Accountants often include a fair value disclosure as a footnote in quarterly management reports made for executives and the general public. This method keeps the actual financial statements neat and clean, free from any confusing additions. Multiple footnotes may be necessary if a company has several different asset or liability groups that need disclosures. Accountants place marks with each disclosure to indicate which item corresponds with the note on the financial statement. The disclosures are usually three to five sentences in length, unless a complex adjustment was necessary and needs an explanation.
Most assets and liabilities need a fair adjustment at some time according to national accounting standards. In the fair value disclosure, accountants must dictate why the specific asset needed an adjustment. A short reference to the accounting standard and other reasons will start the note. In some cases, auditors may suggest fair value adjustments in order to rectify issues in the accounting information. The disclosure will certainly need to note this data as well.

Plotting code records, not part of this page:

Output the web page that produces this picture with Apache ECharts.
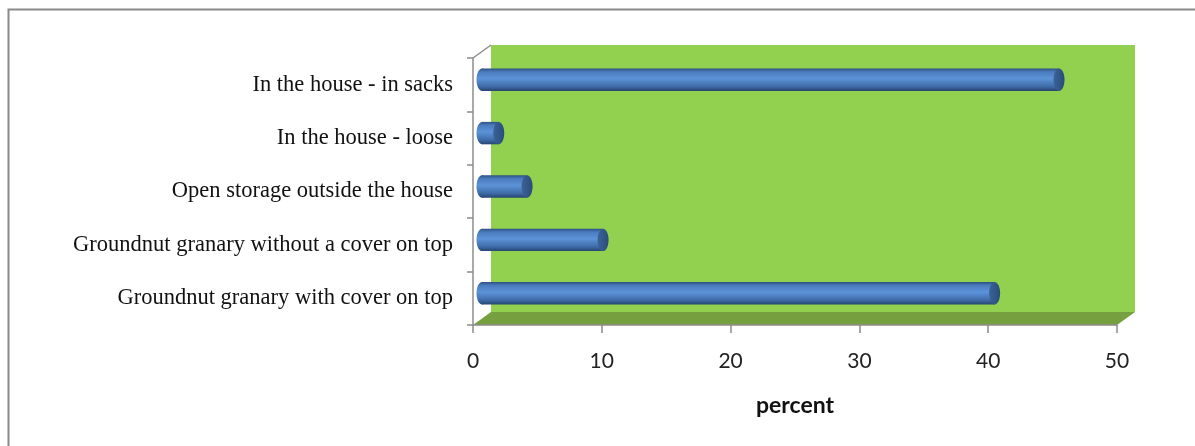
<!DOCTYPE html>
<html>
<head>
<meta charset="utf-8">
<script src="https://cdn.jsdelivr.net/npm/echarts@6/dist/echarts.min.js"></script>
<style>
  html, body { margin: 0; padding: 0; background: #fff; }
  #chart { width: 1195px; height: 446px; }
</style>
</head>
<body>
<div id="chart"></div>
<script>
// categories, bottom to top
var categories = [
    'Groundnut granary with cover on top',
    'Groundnut granary without a cover on top',
    'Open storage outside the house',
    'In the house - loose',
    'In the house - in sacks'
];
var percentValues = [39.8, 9.4, 3.5, 1.3, 44.8];
var xTicks = [0, 10, 20, 30, 40, 50];

// depth offset of the 3d box
var DX = 18, DY = 13;

var myChart = echarts.init(document.getElementById('chart'));

var barData = percentValues.map(function (v, i) { return [v, i]; });

function renderWall(params, api) {
    var cs = params.coordSys;
    var x = cs.x, y = cs.y, w = cs.width, h = cs.height;
    return {
        type: 'group',
        children: [
            {   // back wall
                type: 'rect',
                shape: { x: x + DX, y: y - DY, width: w, height: h },
                style: { fill: '#92d050' }
            },
            {   // floor
                type: 'polygon',
                shape: { points: [[x, y + h], [x + w, y + h], [x + w + DX, y + h - DY], [x + DX, y + h - DY]] },
                style: { fill: '#76a03f' }
            },
            {   // top-left diagonal of the side wall
                type: 'line',
                shape: { x1: x, y1: y, x2: x + DX, y2: y - DY },
                style: { stroke: '#8c8c8c', lineWidth: 1.5 }
            }
        ]
    };
}

function renderBar(params, api) {
    var cat = api.value(1);
    var p0 = api.coord([0, cat]);
    var p1 = api.coord([api.value(0), cat]);
    var band = api.size([0, 1])[1];
    var hh = band * 0.42 / 2;
    var cy = p0[1] - 5;
    var x0 = p0[0] + DX / 2, x1 = p1[0] + DX / 2;
    var rx = 5.5;
    var bodyFill = new echarts.graphic.LinearGradient(0, 0, 0, 1, [
        { offset: 0, color: '#2d5183' },
        { offset: 0.15, color: '#4a7bbd' },
        { offset: 0.45, color: '#5d93d8' },
        { offset: 0.8, color: '#3f6ca8' },
        { offset: 1, color: '#26456f' }
    ]);
    return {
        type: 'group',
        children: [
            {
                type: 'ellipse',
                shape: { cx: x0, cy: cy, rx: rx, ry: hh },
                style: { fill: bodyFill }
            },
            {
                type: 'rect',
                shape: { x: x0, y: cy - hh, width: Math.max(x1 - x0, 0), height: hh * 2 },
                style: { fill: bodyFill }
            },
            {
                type: 'ellipse',
                shape: { cx: x1, cy: cy, rx: rx, ry: hh },
                style: {
                    fill: new echarts.graphic.LinearGradient(0, 0, 1, 0, [
                        { offset: 0, color: '#3a6398' },
                        { offset: 1, color: '#2b4c7a' }
                    ])
                }
            }
        ]
    };
}

var option = {
    animation: false,
    graphic: [{
        type: 'rect',
        shape: { x: 8.5, y: 9.5, width: 1400, height: 800 },
        style: { fill: 'none', stroke: '#8a8a8a', lineWidth: 2 },
        silent: true
    }],
    grid: {
        left: 473,
        right: 78,
        top: 58,
        bottom: 121
    },
    xAxis: {
        type: 'value',
        min: xTicks[0],
        max: xTicks[xTicks.length - 1],
        interval: 10,
        axisLine: { show: true, lineStyle: { color: '#8c8c8c', width: 1.5 } },
        axisTick: { show: true, length: 8, lineStyle: { color: '#8c8c8c', width: 1.5 } },
        splitLine: { show: false },
        axisLabel: {
            margin: 26,
            fontFamily: 'Lato',
            fontSize: 21,
            color: '#222'
        },
        name: 'percent',
        nameLocation: 'middle',
        nameGap: 69,
        nameTextStyle: {
            fontFamily: 'Lato',
            fontWeight: 'bold',
            fontSize: 23,
            color: '#111'
        }
    },
    yAxis: {
        type: 'category',
        data: categories,
        axisLine: { show: true, lineStyle: { color: '#8c8c8c', width: 1.5 } },
        axisTick: { show: true, length: 6, lineStyle: { color: '#8c8c8c', width: 1.5 } },
        axisLabel: {
            margin: 20,
            fontFamily: 'Liberation Serif',
            fontSize: 22.5,
            color: '#111'
        },
        splitLine: { show: false }
    },
    series: [
        {
            type: 'custom',
            z: -1,
            silent: true,
            renderItem: renderWall,
            data: [[0, 0]],
            encode: { x: 0, y: 1 }
        },
        {
            type: 'custom',
            z: 3,
            renderItem: renderBar,
            data: barData,
            encode: { x: 0, y: 1 }
        }
    ]
};

myChart.setOption(option);
</script>
</body>
</html>
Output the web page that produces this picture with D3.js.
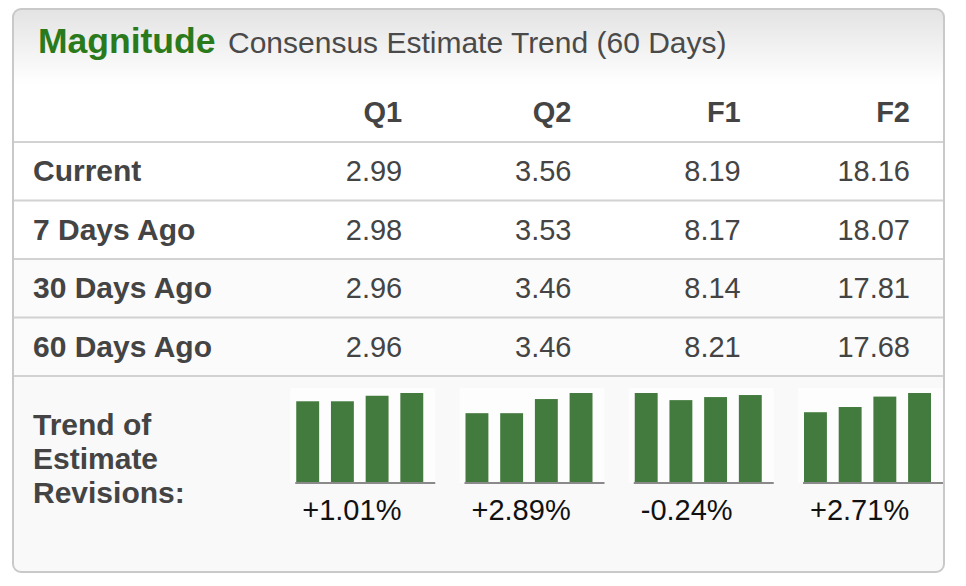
<!DOCTYPE html>
<html>
<head>
<meta charset="utf-8">
<script src="https://cdn.jsdelivr.net/npm/d3@7"></script>
<style>
  html, body { margin: 0; padding: 0; background: #fff; }
  svg { display: block; font-family: "Liberation Sans", Arial, sans-serif; }
</style>
</head>
<body>
<svg id="canvas" width="966" height="586"></svg>
<script>
// chart values
let columns = ["Q1", "Q2", "F1", "F2"];
let periods = ["Current", "7 Days Ago", "30 Days Ago", "60 Days Ago"];
let current = [2.99, 3.56, 8.19, 18.16];
let days7 = [2.98, 3.53, 8.17, 18.07];
let days30 = [2.96, 3.46, 8.14, 17.81];
let days60 = [2.96, 3.46, 8.21, 17.68];
let changeLabels = ["+1.01%", "+2.89%", "-0.24%", "+2.71%"];
let trendLines = ["Trend of", "Estimate", "Revisions:"];

let rowValues = [current, days7, days30, days60];

let canvas = d3.select("#canvas");
let box = { left: 13, top: 9, right: 944, bottom: 572 };

let defs = canvas.append("defs");
let grad = defs.append("linearGradient")
  .attr("id", "headGrad")
  .attr("x1", 0).attr("y1", 0).attr("x2", 0).attr("y2", 1);
grad.append("stop").attr("offset", "0%").attr("stop-color", "#e3e3e3");
grad.append("stop").attr("offset", "100%").attr("stop-color", "#ffffff");
defs.append("clipPath").attr("id", "boxClip")
  .append("rect")
  .attr("x", box.left).attr("y", box.top)
  .attr("width", box.right - box.left).attr("height", box.bottom - box.top)
  .attr("rx", 8);

let inner = canvas.append("g").attr("clip-path", "url(#boxClip)");

// panel background
inner.append("rect")
  .attr("x", box.left).attr("y", box.top)
  .attr("width", box.right - box.left).attr("height", box.bottom - box.top)
  .attr("fill", "#f9f9f9");

// scales for the table
let x = d3.scaleBand().domain(columns).range([233, 910]);
let y = d3.scaleBand().domain(["head"].concat(periods)).range([83.5, 376]);

// header gradient + header row
inner.append("rect")
  .attr("x", box.left).attr("y", box.top)
  .attr("width", box.right - box.left).attr("height", y("head") - box.top)
  .attr("fill", "url(#headGrad)");
inner.append("rect")
  .attr("x", box.left).attr("y", y("head"))
  .attr("width", box.right - box.left).attr("height", y.bandwidth())
  .attr("fill", "#ffffff");

// row backgrounds
inner.selectAll(".rowbg")
  .data(periods)
  .enter()
  .append("rect")
  .attr("class", "rowbg")
  .attr("x", box.left)
  .attr("y", (p) => y(p))
  .attr("width", box.right - box.left)
  .attr("height", y.bandwidth())
  .attr("fill", (p, i) => i < 2 ? "#ffffff" : "#fbfbfb");

// row lines
inner.selectAll(".rowline")
  .data(periods.concat(["end"]))
  .enter()
  .append("line")
  .attr("class", "rowline")
  .attr("x1", box.left).attr("x2", box.right)
  .attr("y1", (p) => p == "end" ? y.range()[1] : y(p))
  .attr("y2", (p) => p == "end" ? y.range()[1] : y(p))
  .attr("stroke", "#d2d2d2")
  .attr("stroke-width", 2);

// title
let title = canvas.append("text")
  .attr("x", 38)
  .attr("y", 53);
title.append("tspan")
  .attr("font-size", 35.5)
  .attr("font-weight", "bold")
  .attr("fill", "#2a7a1c")
  .text("Magnitude");
title.append("tspan")
  .attr("x", 228)
  .attr("font-size", 30)
  .attr("fill", "#4a4a4a")
  .text("Consensus Estimate Trend (60 Days)");

// column headers
canvas.selectAll(".colhead")
  .data(columns)
  .enter()
  .append("text")
  .attr("class", "colhead")
  .attr("x", (c) => x(c) + x.bandwidth())
  .attr("y", y("head") + 38)
  .attr("text-anchor", "end")
  .attr("font-size", 29)
  .attr("font-weight", "bold")
  .attr("fill", "#444")
  .text((c) => c);

// row labels
canvas.selectAll(".rowlabel")
  .data(periods)
  .enter()
  .append("text")
  .attr("class", "rowlabel")
  .attr("x", 33)
  .attr("y", (p) => y(p) + 39)
  .attr("font-size", 30)
  .attr("font-weight", "bold")
  .attr("fill", "#444")
  .text((p) => p);

// cell values
periods.forEach((p, r) => {
  canvas.selectAll(".cell-" + r)
    .data(rowValues[r])
    .enter()
    .append("text")
    .attr("class", "cell-" + r)
    .attr("x", (v, i) => x(columns[i]) + x.bandwidth())
    .attr("y", y(p) + 39)
    .attr("text-anchor", "end")
    .attr("font-size", 29)
    .attr("fill", "#444")
    .text((v) => v.toFixed(2));
});

// trend label
canvas.selectAll(".trendlabel")
  .data(trendLines)
  .enter()
  .append("text")
  .attr("class", "trendlabel")
  .attr("x", 33)
  .attr("y", (t, i) => 435 + i * 34)
  .attr("font-size", 30)
  .attr("font-weight", "bold")
  .attr("fill", "#444")
  .text((t) => t);

// sparklines, oldest to newest
let sparkTop = 388, sparkBase = 483, sparkW = 145;
columns.forEach((c, i) => {
  let series = [days60[i], days30[i], days7[i], current[i]];
  let left = x(c) + x.bandwidth() - 112;
  let g = canvas.append("g").attr("class", "spark");

  g.append("rect")
    .attr("x", left).attr("y", sparkTop)
    .attr("width", sparkW).attr("height", sparkBase - sparkTop)
    .attr("fill", "#fdfdfd");

  let bx = d3.scaleBand()
    .domain(d3.range(series.length))
    .range([left + 6, left + 133])
    .paddingInner(0.34);
  let by = d3.scaleLinear()
    .domain([d3.min(series) * 0.9, d3.max(series)])
    .range([sparkBase, sparkTop + 5]);

  g.selectAll("rect.bar")
    .data(series)
    .enter()
    .append("rect")
    .attr("class", "bar")
    .attr("x", (v, j) => bx(j))
    .attr("y", (v) => by(v))
    .attr("width", bx.bandwidth())
    .attr("height", (v) => sparkBase - by(v))
    .attr("fill", "#437a3d");

  g.append("line")
    .attr("x1", left + 5).attr("x2", left + sparkW)
    .attr("y1", sparkBase).attr("y2", sparkBase)
    .attr("stroke", "#8a8a8a")
    .attr("stroke-width", 2);

  g.append("text")
    .attr("x", left + 12)
    .attr("y", 520)
    .attr("font-size", 29)
    .attr("fill", "#111")
    .text(changeLabels[i]);
});

// outer border
canvas.append("rect")
  .attr("x", box.left).attr("y", box.top)
  .attr("width", box.right - box.left).attr("height", box.bottom - box.top)
  .attr("rx", 8)
  .attr("fill", "none")
  .attr("stroke", "#c9c9c9")
  .attr("stroke-width", 2);
</script>
</body>
</html>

Fair value adjustments may not always fall under the same process. Most companies can use one of three methods to make a fair value adjustment. These include using current market prices for identical items, observing current market data for similar items in an open market, and making an estimate based on unobserved data when no traditional market exists. The fair value disclosure needs to detail the method used and why. A few short specifics on the method used may also be helpful in the disclosure.
Perhaps the most important part of a fair value disclosure is the effects the change has on a company’s financial statements. Accountants need to provide information on the positive or negative effects for each specific item on the financial statements. The frequency of such changes may also be included. Publicly held companies can indicate how the change will affect earnings reported for stockholders. Again, however, the explanation should be brief and top level in nature.